> **PROBLEM STATEMENT**: The answer is a single number: how many lines hold the string "chart".
━━━━━━━━
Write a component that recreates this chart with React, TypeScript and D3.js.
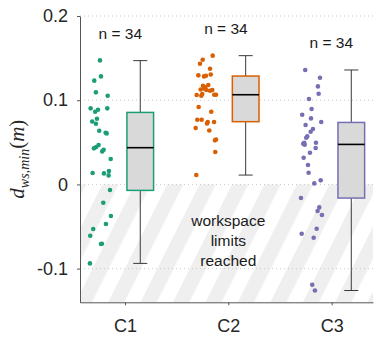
import { useEffect, useRef } from "react";
import * as d3 from "d3";

const categories = ["C1", "C2", "C3"];
const groupColors = ["#1b9e77", "#d95f02", "#7570b3"];

// d_ws,min per trial (m) and the horizontal jitter of each dot (category units)
const c1Values = [
  0.1473, 0.1232, 0.1283, 0.1093, 0.1053, 0.0903, 0.0903, 0.0887, 0.0863, 0.0748, 0.078, 0.0721,
  0.0638, 0.0614, 0.0606, 0.0428, 0.0468, 0.0444, 0.0412, 0.0392, 0.0302, 0.0135, 0.0131, 0.0159,
  0.0107, -0.0067, -0.0217, -0.0375, -0.047, -0.053, -0.0609, -0.0704, -0.0708, -0.0938,
];
const c1Jitter = [
  -0.242, -0.297, -0.232, -0.281, -0.167, -0.332, -0.171, -0.261, -0.288, -0.317, -0.271, -0.281,
  -0.249, -0.187, -0.177, -0.3, -0.255, -0.278, -0.206, -0.22, -0.138, -0.313, -0.203, -0.155,
  -0.158, -0.145, -0.21, -0.136, -0.184, -0.307, -0.336, -0.223, -0.232, -0.339,
];
const c2Values = [
  0.1529, 0.1481, 0.1433, 0.1374, 0.1306, 0.1295, 0.1283, 0.1291, 0.1181, 0.1172, 0.1152, 0.114,
  0.1128, 0.1121, 0.1121, 0.1113, 0.1062, 0.1053, 0.1074, 0.1065, 0.1065, 0.0919, 0.0863, 0.0768,
  0.0768, 0.0741, 0.0724, 0.0741, 0.067, 0.0641, 0.0534, 0.0523, 0.0385, 0.0112,
];
const c2Jitter = [
  -0.151, -0.248, -0.274, -0.177, -0.17, -0.29, -0.235, -0.216, -0.194, -0.245, -0.223, -0.235,
  -0.267, -0.213, -0.155, -0.177, -0.306, -0.261, -0.252, -0.136, -0.119, -0.287, -0.165, -0.3,
  -0.258, -0.199, -0.206, -0.138, -0.316, -0.184, -0.119, -0.129, -0.126, -0.31,
];
const c3Values = [
  0.1359, 0.1267, 0.1164, 0.1077, 0.1014, 0.0895, 0.0828, 0.0784, 0.0741, 0.0705, 0.0658, 0.0626,
  0.057, 0.0555, 0.0483, 0.0495, 0.0471, 0.0495, 0.0432, 0.0376, 0.0317, 0.023, 0.0139, 0.0012,
  0.0048, -0.0162, -0.0273, -0.0316, -0.0363, -0.0586, -0.0526, -0.0633, -0.1191, -0.1259,
];
const c3Jitter = [
  -0.256, -0.113, -0.133, -0.126, -0.22, -0.194, -0.285, -0.2, -0.101, -0.252, -0.181, -0.203,
  -0.236, -0.246, -0.275, -0.265, -0.261, -0.152, -0.155, -0.21, -0.271, -0.229, -0.223, -0.168,
  -0.106, -0.297, -0.12, -0.136, -0.094, -0.29, -0.145, -0.174, -0.188, -0.162,
];

// box plot statistics
const whiskerLow = [-0.0938, 0.0111, -0.126];
const quartile1 = [-0.0071, 0.0745, -0.0162];
const medians = [0.0436, 0.1065, 0.0475];
const quartile3 = [0.0855, 0.1287, 0.0736];
const whiskerHigh = [0.147, 0.1529, 0.1359];
const boxOffsets = [0.148, 0.168, 0.19];

const countLabels = ["n = 34", "n = 34", "n = 34"];
const yTicks = [-0.1, 0, 0.1, 0.2];
const yTickLabels = ["-0.1", "0", "0.1", "0.2"];
const zoneLabel = ["workspace", "limits", "reached"];

const SANS = "'Liberation Sans', Arial, sans-serif";

export default function App() {
  const svgRef = useRef<SVGSVGElement>(null);

  useEffect(() => {
    if (!svgRef.current) return;
    const svg = d3.select(svgRef.current);
    svg.selectAll("*").remove();

    const x = d3.scaleLinear().domain([0.565, 3.4]).range([80, 373]);
    const y = d3.scaleLinear().domain([-0.14, 0.2]).range([302.3, 16]);
    const unit = x(2) - x(1);
    const [left, right] = x.range();
    const [bottom, top] = y.range();

    const groups = [
      { values: c1Values, jitter: c1Jitter },
      { values: c2Values, jitter: c2Jitter },
      { values: c3Values, jitter: c3Jitter },
    ];

    // hatched "workspace limits reached" zone
    const defs = svg.append("defs");
    const pat = defs.append("pattern")
      .attr("id", "hatch")
      .attr("patternUnits", "userSpaceOnUse")
      .attr("width", 29)
      .attr("height", 10)
      .attr("patternTransform", "rotate(26.6)");
    pat.append("rect").attr("width", 29).attr("height", 10).attr("fill", "#ffffff");
    pat.append("rect").attr("width", 14.5).attr("height", 10).attr("fill", "#efefef");

    svg.append("rect")
      .attr("x", left)
      .attr("y", y(0))
      .attr("width", right - left)
      .attr("height", bottom - y(0))
      .attr("fill", "url(#hatch)");

    // dotted grid
    svg.append("g")
      .selectAll("line")
      .data(yTicks)
      .enter().append("line")
      .attr("x1", left)
      .attr("x2", right)
      .attr("y1", d => y(d))
      .attr("y2", d => y(d))
      .attr("stroke", "#c8c8c8")
      .attr("stroke-width", 1)
      .attr("stroke-dasharray", "1 3");

    // zone label
    svg.append("text")
      .attr("text-anchor", "middle")
      .attr("font-family", SANS)
      .attr("font-size", 15.5)
      .attr("fill", "#1a1a1a")
      .selectAll("tspan")
      .data(zoneLabel)
      .enter().append("tspan")
      .attr("x", x(2))
      .attr("y", (_, i) => y(0) + 42 + i * 20)
      .text(d => d);

    groups.forEach((grp, gi) => {
      const cat = gi + 1;
      const color = groupColors[gi];

      // jittered raw points
      svg.append("g")
        .selectAll("circle")
        .data(grp.values)
        .enter().append("circle")
        .attr("cx", (_, i) => x(cat + grp.jitter[i]))
        .attr("cy", d => y(d))
        .attr("r", 2.3)
        .attr("fill", color);

      // box plot
      const bx = x(cat + boxOffsets[gi]);
      const bw = unit * 0.258;
      const cap = unit * 0.068;
      const g = svg.append("g");
      g.append("line")
        .attr("x1", bx).attr("x2", bx)
        .attr("y1", y(whiskerLow[gi])).attr("y2", y(whiskerHigh[gi]))
        .attr("stroke", "#3a3a3a").attr("stroke-width", 1);
      [whiskerLow[gi], whiskerHigh[gi]].forEach(v => {
        g.append("line")
          .attr("x1", bx - cap).attr("x2", bx + cap)
          .attr("y1", y(v)).attr("y2", y(v))
          .attr("stroke", "#3a3a3a").attr("stroke-width", 1);
      });
      g.append("rect")
        .attr("x", bx - bw / 2)
        .attr("y", y(quartile3[gi]))
        .attr("width", bw)
        .attr("height", y(quartile1[gi]) - y(quartile3[gi]))
        .attr("fill", "#d9d9d9")
        .attr("stroke", color)
        .attr("stroke-width", 1.5);
      g.append("line")
        .attr("x1", bx - bw / 2).attr("x2", bx + bw / 2)
        .attr("y1", y(medians[gi])).attr("y2", y(medians[gi]))
        .attr("stroke", "#000").attr("stroke-width", 1.6);

      // sample size label, between the dots and the box
      const mid = ((d3.mean(grp.jitter) ?? 0) + boxOffsets[gi]) / 2;
      svg.append("text")
        .attr("x", x(cat + mid))
        .attr("y", y(whiskerHigh[gi]) - 21.5)
        .attr("text-anchor", "middle")
        .attr("font-family", SANS)
        .attr("font-size", 15.5)
        .attr("fill", "#1a1a1a")
        .text(countLabels[gi]);
    });

    // axes
    const yAxis = d3.axisLeft(y)
      .tickValues(yTicks)
      .tickFormat((_, i) => yTickLabels[i])
      .tickSize(3)
      .tickSizeOuter(0)
      .tickPadding(9);
    const xAxis = d3.axisBottom(x)
      .tickValues([1, 2, 3])
      .tickFormat((_, i) => categories[i])
      .tickSize(3)
      .tickSizeOuter(0)
      .tickPadding(13.5);

    const ya = svg.append("g").attr("transform", `translate(${left},0)`).call(yAxis);
    const xa = svg.append("g").attr("transform", `translate(0,${bottom})`).call(xAxis);
    [ya, xa].forEach(a => {
      a.attr("font-family", SANS).attr("font-size", 18);
      a.select(".domain").attr("stroke", "#555");
      a.selectAll(".tick line").attr("stroke", "#555");
      a.selectAll(".tick text").attr("fill", "#262626");
    });

    // y axis title: d_{ws,min}(m)
    const title = svg.append("text")
      .attr("transform", `translate(24,${(top + bottom) / 2}) rotate(-90)`)
      .attr("text-anchor", "middle")
      .attr("font-family", "'Liberation Serif', 'Times New Roman', serif")
      .attr("font-size", 21)
      .attr("fill", "#262626");
    title.append("tspan").attr("font-style", "italic").text("d");
    title.append("tspan").attr("font-style", "italic").attr("font-size", 14).attr("dy", 5).text("ws,min");
    title.append("tspan").attr("dy", -5).text("(");
    title.append("tspan").attr("font-style", "italic").text("m");
    title.append("tspan").text(")");
  }, []);

  return (
    <svg
      ref={svgRef}
      width={374}
      height={338}
      style={{ position: "absolute", left: 0, top: 0, background: "#fff" }}
    />
  );
}
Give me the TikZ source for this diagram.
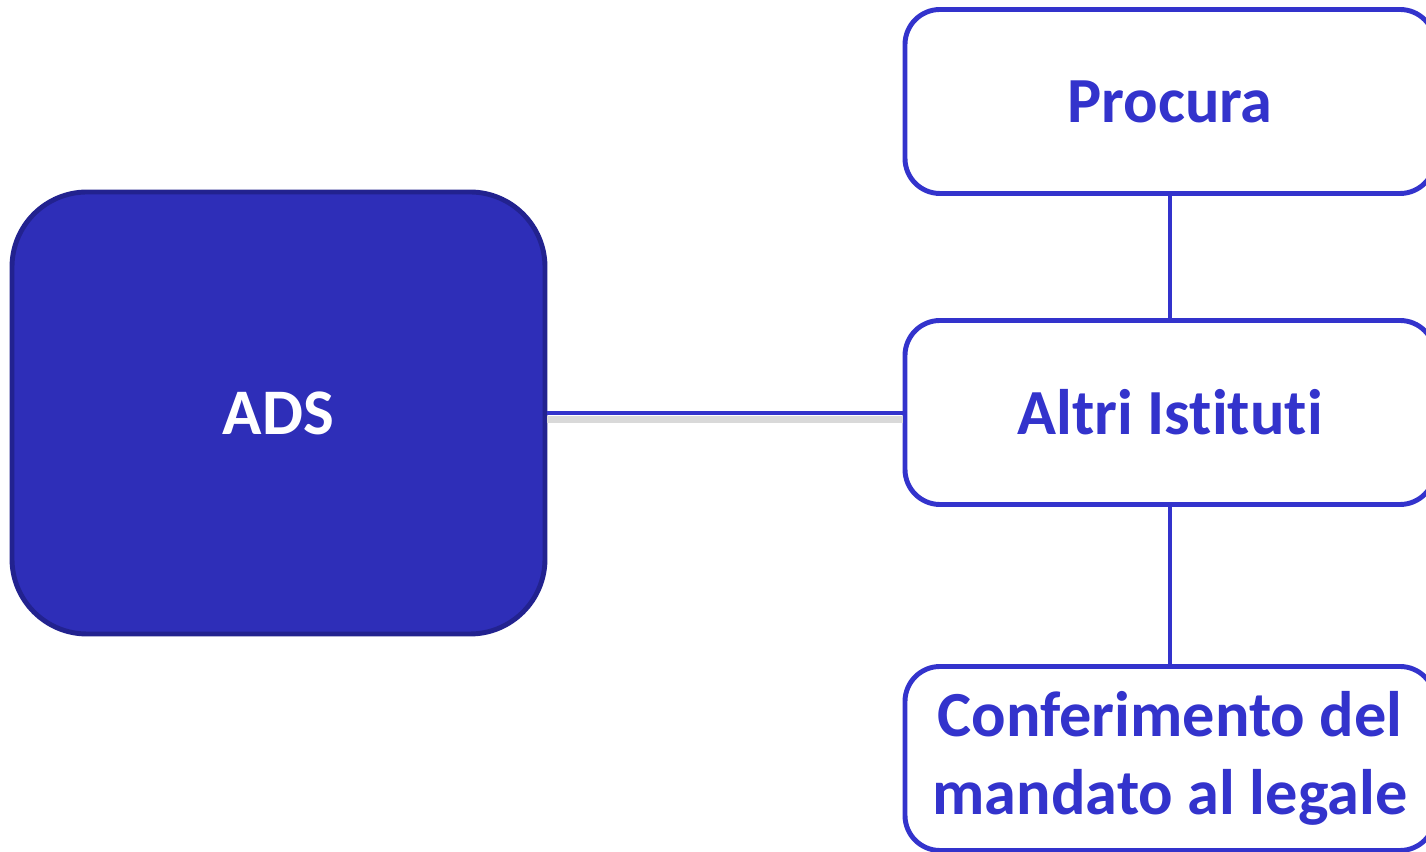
\documentclass[tikz,border=0pt]{standalone}
\usepackage{fontspec}
\setmainfont{Carlito}[Ligatures=NoCommon]
\usetikzlibrary{positioning}
\definecolor{adsfill}{HTML}{2E2EB8}
\definecolor{adsedge}{HTML}{22228F}
\definecolor{boxblue}{HTML}{3333CC}
\tikzset{
  mainbox/.style={draw=adsedge,fill=adsfill,line width=1.4pt,rounded corners=0.75cm,
    minimum width=5.33cm,minimum height=4.42cm,text=white,font=\fontsize{18.5}{22}\selectfont\bfseries},
  subbox/.style={draw=boxblue,fill=white,line width=1.4pt,rounded corners=0.35cm,
    minimum width=5.3cm,minimum height=1.84cm,text=boxblue,align=center,
    font=\fontsize{18.3}{22.2}\selectfont\bfseries},
  link/.style={draw=boxblue,line width=1.4pt}
}
\begin{document}
\begin{tikzpicture}
    \useasboundingbox (0,0) rectangle (14.26,8.52);
    \node[mainbox] (ads) at (2.785,4.39) {ADS};
    \node[subbox] (procura) at (11.70,7.505) {Procura};
    \node[subbox] (altri) at (11.70,4.395) {Altri Istituti};
    \node[subbox] (mandato) at (11.70,0.935) {Conferimento del\\mandato al legale};
    \draw[black!15,line width=2pt] ([yshift=-1.8pt]ads.east) -- ([yshift=-1.8pt]ads.east -| altri.west);
    \draw[link] (ads.east) -- (ads.east -| altri.west);
    \draw[link] (procura.south) -- (altri.north);
    \draw[link] (altri.south) -- (mandato.north);
\end{tikzpicture}
\end{document}
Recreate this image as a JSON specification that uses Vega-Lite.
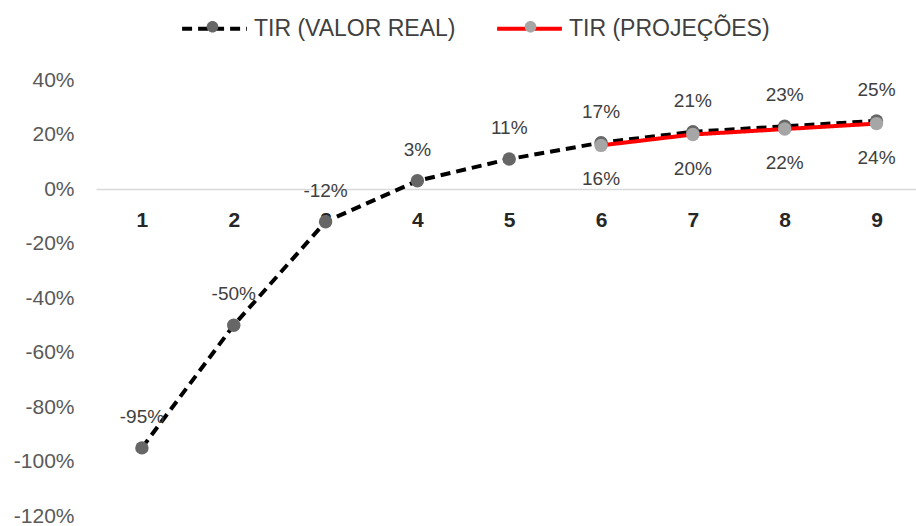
{
  "$schema": "https://vega.github.io/schema/vega-lite/v6.json",
  "autosize": {"type": "none"},
  "width": 820,
  "height": 436,
  "padding": {"left": 96, "top": 80, "right": 0, "bottom": 10},
  "background": "white",
  "config": {
    "view": {"stroke": null},
    "font": "Liberation Sans, Arial, sans-serif",
    "locale": {"number": {"decimal": ".", "thousands": ",", "grouping": [3], "currency": ["$", ""], "minus": "-", "percent": "%"}}
  },
  "data": {"values": [
    {"x": 1, "v": -0.95, "series": "TIR (VALOR REAL)"},
    {"x": 2, "v": -0.50, "series": "TIR (VALOR REAL)"},
    {"x": 3, "v": -0.12, "series": "TIR (VALOR REAL)"},
    {"x": 4, "v": 0.03, "series": "TIR (VALOR REAL)"},
    {"x": 5, "v": 0.11, "series": "TIR (VALOR REAL)"},
    {"x": 6, "v": 0.17, "series": "TIR (VALOR REAL)"},
    {"x": 7, "v": 0.21, "series": "TIR (VALOR REAL)"},
    {"x": 8, "v": 0.23, "series": "TIR (VALOR REAL)"},
    {"x": 9, "v": 0.25, "series": "TIR (VALOR REAL)"},
    {"x": 6, "v": 0.16, "series": "TIR (PROJEÇÕES)"},
    {"x": 7, "v": 0.20, "series": "TIR (PROJEÇÕES)"},
    {"x": 8, "v": 0.22, "series": "TIR (PROJEÇÕES)"},
    {"x": 9, "v": 0.24, "series": "TIR (PROJEÇÕES)"}
  ]},
  "encoding": {
    "x": {"field": "x", "type": "quantitative",
      "scale": {"domain": [0.5, 9.43], "nice": false, "zero": false},
      "axis": {"values": [1,2,3,4,5,6,7,8,9], "format": "d", "title": null, "grid": false, "ticks": false,
        "offset": -327, "domainColor": "#d9d9d9", "domainWidth": 1.5,
        "labelFontSize": 21, "labelFontWeight": "bold", "labelColor": "#262626", "labelPadding": 20}},
    "y": {"field": "v", "type": "quantitative",
      "scale": {"domain": [-1.2, 0.4], "nice": false},
      "axis": {"values": [-1.2,-1.0,-0.8,-0.6,-0.4,-0.2,0,0.2,0.4], "format": ".0%", "title": null, "grid": false,
        "ticks": false, "domain": false, "labelFontSize": 21, "labelColor": "#595959", "labelPadding": 22}}
  },
  "layer": [
    {
      "mark": {"type": "line", "strokeWidth": 4},
      "encoding": {
        "color": {"field": "series", "type": "nominal",
          "scale": {"domain": ["TIR (VALOR REAL)", "TIR (PROJEÇÕES)"], "range": ["#000000", "#ff0000"]},
          "legend": {"title": null, "orient": "none", "legendX": 84, "legendY": -86, "direction": "horizontal",
            "symbolType": "M-1,0 L1,0",
            "symbolSize": 4200, "symbolStrokeWidth": 4, "labelFontSize": 23, "labelColor": "#404040",
            "labelOffset": 5, "labelLimit": 0, "columnPadding": 33},
          "sort": ["TIR (VALOR REAL)", "TIR (PROJEÇÕES)"]},
        "strokeDash": {"field": "series", "type": "nominal",
          "scale": {"domain": ["TIR (VALOR REAL)", "TIR (PROJEÇÕES)"], "range": [[10, 6], [1, 0]]},
          "legend": null},
        "order": {"field": "x", "type": "quantitative"}
      }
    },
    {
      "mark": {"type": "circle", "size": 180, "opacity": 1},
      "encoding": {
        "fill": {"field": "series", "type": "nominal",
          "sort": ["TIR (VALOR REAL)", "TIR (PROJEÇÕES)"],
          "scale": {"range": ["#666666", "#a6a6a6"]},
          "legend": {"title": null, "orient": "none", "legendX": 84, "legendY": -86, "direction": "horizontal",
            "symbolType": "M0.18,0 A0.18,0.18 0 1 1 -0.18,0 A0.18,0.18 0 1 1 0.18,0 Z",
            "symbolSize": 4200, "symbolStrokeWidth": 0, "symbolOpacity": 1, "labelFontSize": 23,
            "labelExpr": "''", "labelOffset": 5, "labelLimit": 0, "columnPadding": 248}}
      }
    },
    {
      "transform": [{"filter": "datum.series === 'TIR (VALOR REAL)'"}],
      "mark": {"type": "text", "dy": -31, "fontSize": 19, "color": "#404040"},
      "encoding": {"text": {"field": "v", "type": "quantitative", "format": ".0%"}}
    },
    {
      "transform": [{"filter": "datum.series === 'TIR (PROJEÇÕES)'"}],
      "mark": {"type": "text", "dy": 34, "fontSize": 19, "color": "#404040"},
      "encoding": {"text": {"field": "v", "type": "quantitative", "format": ".0%"}}
    }
  ]
}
━━━━━━━━
> **COMPLETED EXERCISE**: 1